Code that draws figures
========================================================================
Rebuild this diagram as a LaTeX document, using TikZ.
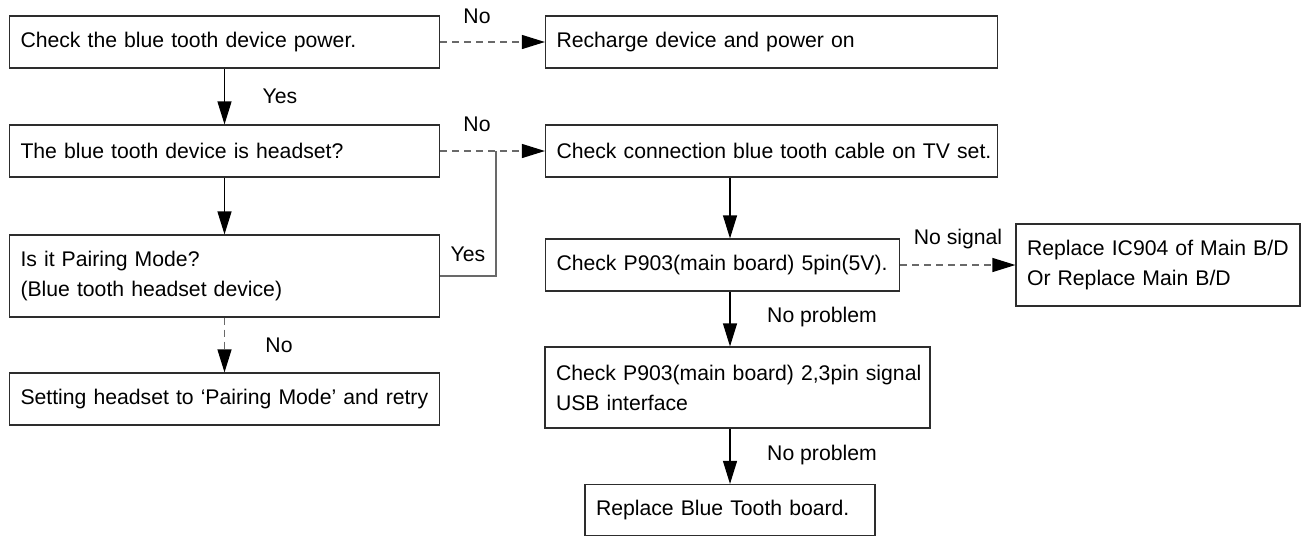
\documentclass[tikz,border=0pt]{standalone}
\usepackage{fontspec}
\setmainfont{Liberation Sans}
\usepackage{tikz}
\usetikzlibrary{arrows.meta}
\definecolor{boxline}{RGB}{45,45,45}
\definecolor{dashline}{RGB}{105,105,105}

\begin{document}
\begin{tikzpicture}[x=0.5pt,y=-0.5pt,
    font=\fontsize{10.6pt}{15pt}\selectfont,
    box/.style={draw=boxline,line width=0.6pt,align=left,inner xsep=5.5pt,inner ysep=0pt},
    go/.style={draw=black,line width=0.6pt,-{Triangle[length=11.5pt,width=7pt,color=black]}},
    nogo/.style={go,draw=dashline,dash pattern=on 3.5pt off 2.5pt},
    yesline/.style={draw=dashline,line width=0.6pt},
    tag/.style={inner sep=0pt}]
        \useasboundingbox (0,0) rectangle (1309,536);
        % left column
        \node[box,text width=204pt,minimum height=26pt] (power) at (224.5,42) {\mbox{Check the blue tooth device power.}};
        \node[box,text width=204pt,minimum height=26pt] (headset) at (224.5,151) {\mbox{The blue tooth device is headset?}};
        \node[box,text width=204pt,minimum height=41pt] (pairing) at (224.5,276) {\mbox{Is it Pairing Mode?}\\\mbox{(Blue tooth headset device)}};
        \node[box,text width=204pt,minimum height=26pt] (setting) at (224.5,399) {\mbox{Setting headset to `Pairing Mode' and retry}};
        % right column
        \node[box,text width=215pt,minimum height=26pt] (recharge) at (771.5,42) {\mbox{Recharge device and power on}};
        \node[box,text width=215pt,minimum height=26pt] (cable) at (771.5,151) {\mbox{Check connection blue tooth cable on TV set.}};
        \node[box,text width=166pt,minimum height=26pt] (fivepin) at (722.5,265) {\mbox{Check P903(main board) 5pin(5V).}};
        \node[box,text width=131pt,minimum height=41pt] (replic) at (1158,265) {\mbox{Replace IC904 of Main B/D}\\\mbox{Or Replace Main B/D}};
        \node[box,text width=181.5pt,minimum height=40.5pt] (usb) at (737.5,387.5) {\mbox{Check P903(main board) 2,3pin signal}\\\mbox{USB interface}};
        \node[box,text width=134pt,minimum height=25.5pt] (replbt) at (730,510) {\mbox{Replace Blue Tooth board.}};
        \coordinate (join) at (496,151);
        % connectors
        \draw[go] (power) -- (headset);
        \draw[go] (headset) -- (pairing);
        \draw[nogo] (pairing) -- (setting);
        \draw[nogo] (power) -- (recharge);
        \draw[nogo] (headset) -- (cable);
        \draw[yesline] (pairing.east) -| (join);
        \draw[go] (cable.south -| replbt.north) -- (fivepin.north -| replbt.north);
        \draw[nogo] (fivepin.east) -- (fivepin.east -| replic.west);
        \draw[go] (fivepin.south -| replbt.north) -- (usb.north -| replbt.north);
        \draw[go] (usb.south -| replbt.north) -- (replbt.north);
        % labels
        \node[tag] (lno1) at (477,16) {No};
        \node[tag] (lyes1) at (280,96) {Yes};
        \node[tag] (lno2) at (477,124) {No};
        \node[tag] (lyes2) at (468,254) {Yes};
        \node[tag] (lno3) at (279,345) {No};
        \node[tag] (lnp1) at (822,317) {No problem};
        \node[tag] (lnsig) at (958,239) {No signal};
        \node[tag] (lnp2) at (822,455) {No problem};
      \end{tikzpicture}
\end{document}
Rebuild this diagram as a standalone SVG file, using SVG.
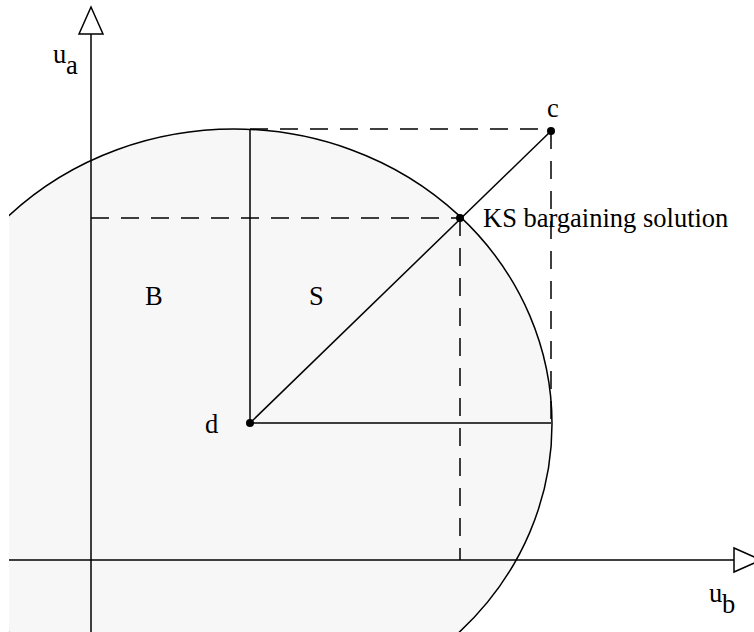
<svg xmlns="http://www.w3.org/2000/svg" width="754" height="632" viewBox="0 0 754 632">
<style>
.ln{stroke:#000;stroke-width:1.5;fill:none}
.ds{stroke:#000;stroke-width:1.5;fill:none;stroke-dasharray:18 12}
.t{font-family:"Liberation Serif","Times New Roman",serif;font-size:26.5px;fill:#000}
.ar{fill:#fff;stroke:#000;stroke-width:1.5}
</style>
<defs>
<clipPath id="clip"><rect x="9" y="0" width="745" height="632"/></clipPath>
</defs>
<rect width="754" height="632" fill="#fff"/>
<g id="region">
<ellipse cx="234" cy="424" rx="318" ry="295" fill="#f7f7f7" stroke="#000" stroke-width="1.5" clip-path="url(#clip)"/>
</g>
<g id="connectors">
<line class="ln" x1="91" y1="34" x2="91" y2="632"/>
<line class="ln" x1="9" y1="560" x2="734" y2="560"/>
<polygon class="ar" points="91,7 79,34 103,34"/>
<polygon class="ar" points="761,560 734,548 734,572"/>
<line class="ln" x1="250" y1="129" x2="250" y2="423"/>
<line class="ln" x1="250" y1="423" x2="551" y2="423"/>
<line class="ln" x1="250" y1="423" x2="551" y2="131"/>
<line class="ds" x1="250" y1="129" x2="551" y2="129"/>
<line class="ds" x1="551" y1="131" x2="551" y2="423"/>
<line class="ds" x1="91" y1="218" x2="460" y2="218"/>
<line class="ds" x1="460" y1="218" x2="460" y2="560"/>
</g>
<g id="d"><circle cx="250" cy="423" r="4"/><text class="t" x="205" y="433">d</text></g>
<g id="c"><circle cx="551" cy="131" r="4"/><text class="t" x="547" y="117">c</text></g>
<g id="ks"><circle cx="460" cy="218" r="4"/><text class="t" x="483" y="227">KS bargaining solution</text></g>
<g id="B"><text class="t" x="145" y="305">B</text></g>
<g id="S"><text class="t" x="309" y="305">S</text></g>
<g id="ua"><text class="t" x="53" y="63">u</text><text class="t" x="66" y="74">a</text></g>
<g id="ub"><text class="t" x="709" y="602">u</text><text class="t" x="722" y="613">b</text></g>
</svg>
========================================================================
▶ [Job]
Give the number of lines in the records above that contain the word "Rebuild". Reply with that number alone.

▶ [Exercise result]
2